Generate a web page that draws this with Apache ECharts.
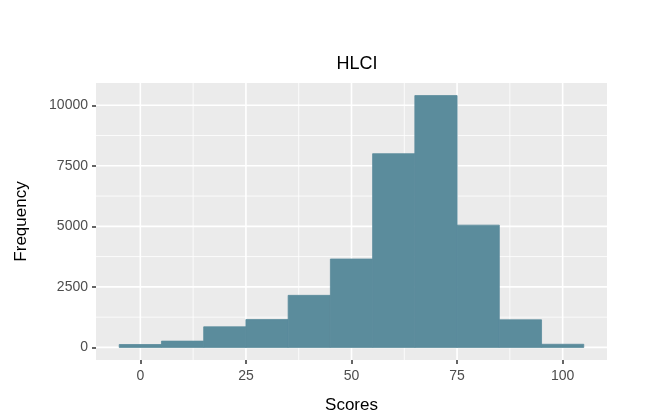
<!DOCTYPE html>
<html><head><meta charset="utf-8">
<script src="https://cdn.jsdelivr.net/npm/echarts@6/dist/echarts.min.js"></script>
<style>html,body{margin:0;padding:0;background:#fff}#c{width:648px;height:420px}</style>
</head><body><div id="c"></div>
<script>
const binStarts = [-5, 5, 15, 25, 35, 45, 55, 65, 75, 85, 95];
const binWidth = 10;
const counts = [120, 260, 850, 1150, 2150, 3650, 8000, 10400, 5050, 1140, 130];
const xTicks = [0, 25, 50, 75, 100];
const xMinor = [12.5, 37.5, 62.5, 87.5];
const yTicks = [0, 2500, 5000, 7500, 10000];
const yMinor = [1250, 3750, 6250, 8750];

const font = 'Liberation Sans, Arial, sans-serif';
const chart = echarts.init(document.getElementById('c'), null, {renderer: 'canvas'});

function vLines(w) {
  return function (params, api) {
    const cs = params.coordSys;
    const p = api.coord([api.value(0), 0]);
    return {type: 'line', shape: {x1: p[0], y1: cs.y, x2: p[0], y2: cs.y + cs.height},
      style: {stroke: '#ffffff', lineWidth: w}, silent: true};
  };
}
function hLines(w) {
  return function (params, api) {
    const cs = params.coordSys;
    const p = api.coord([0, api.value(0)]);
    return {type: 'line', shape: {x1: cs.x, y1: p[1], x2: cs.x + cs.width, y2: p[1]},
      style: {stroke: '#ffffff', lineWidth: w}, silent: true};
  };
}

const bars = binStarts.map((s, i) => [s, s + binWidth, counts[i]]);

chart.setOption({
  animation: false,
  title: {text: 'HLCI', left: 352, top: 50, textAlign: 'center',
    textStyle: {fontFamily: font, fontSize: 18, fontWeight: 'normal', color: '#000'}},
  grid: {left: 96, right: 41, top: 83, bottom: 60, show: true, backgroundColor: '#EBEBEB', borderWidth: 0},
  xAxis: {type: 'value', min: -10.5, max: 110.5,
    name: 'Scores', nameLocation: 'middle', nameGap: 37,
    nameTextStyle: {fontFamily: font, fontSize: 17, color: '#000'},
    axisLine: {show: false, onZero: false},
    axisTick: {show: true, customValues: xTicks, length: 4, lineStyle: {color: '#333', width: 1.5}},
    axisLabel: {customValues: xTicks, fontFamily: font, fontSize: 14, color: '#4D4D4D', margin: 9,
      formatter: v => String(v)},
    splitLine: {show: false}},
  yAxis: {type: 'value', min: -520, max: 10920,
    name: 'Frequency', nameLocation: 'middle', nameGap: 66, nameRotate: 90,
    nameTextStyle: {fontFamily: font, fontSize: 17, color: '#000'},
    axisLine: {show: false, onZero: false},
    axisTick: {show: true, customValues: yTicks, length: 4, lineStyle: {color: '#333', width: 1.5}},
    axisLabel: {customValues: yTicks, fontFamily: font, fontSize: 14, color: '#4D4D4D', margin: 8,
      formatter: v => String(v)},
    splitLine: {show: false}},
  series: [
    {type: 'custom', renderItem: vLines(0.8), data: xMinor.map(v => [v]), z: 1, silent: true},
    {type: 'custom', renderItem: hLines(0.8), data: yMinor.map(v => [v]), z: 1, silent: true},
    {type: 'custom', renderItem: vLines(1.6), data: xTicks.map(v => [v]), z: 1, silent: true},
    {type: 'custom', renderItem: hLines(1.6), data: yTicks.map(v => [v]), z: 1, silent: true},
    {type: 'custom', z: 2, data: bars,
      renderItem: function (params, api) {
        const a = api.coord([api.value(0), api.value(2)]);
        const b = api.coord([api.value(1), 0]);
        return {type: 'rect', shape: {x: a[0], y: a[1], width: b[0] - a[0], height: b[1] - a[1]},
          style: {fill: '#5B8C9C', stroke: '#5B8C9C', lineWidth: 0.8}};
      }}
  ]
});
</script></body></html>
○ ○ ○
**Written task:** Print, exactly as written, the lines above from the first one to the one containing "const yMinor = [1250, 3750, 6250, 8750];". Leave out pictures.

**Expected answer:**
Generate a web page that draws this with Apache ECharts.
<!DOCTYPE html>
<html><head><meta charset="utf-8">
<script src="https://cdn.jsdelivr.net/npm/echarts@6/dist/echarts.min.js"></script>
<style>html,body{margin:0;padding:0;background:#fff}#c{width:648px;height:420px}</style>
</head><body><div id="c"></div>
<script>
const binStarts = [-5, 5, 15, 25, 35, 45, 55, 65, 75, 85, 95];
const binWidth = 10;
const counts = [120, 260, 850, 1150, 2150, 3650, 8000, 10400, 5050, 1140, 130];
const xTicks = [0, 25, 50, 75, 100];
const xMinor = [12.5, 37.5, 62.5, 87.5];
const yTicks = [0, 2500, 5000, 7500, 10000];
const yMinor = [1250, 3750, 6250, 8750];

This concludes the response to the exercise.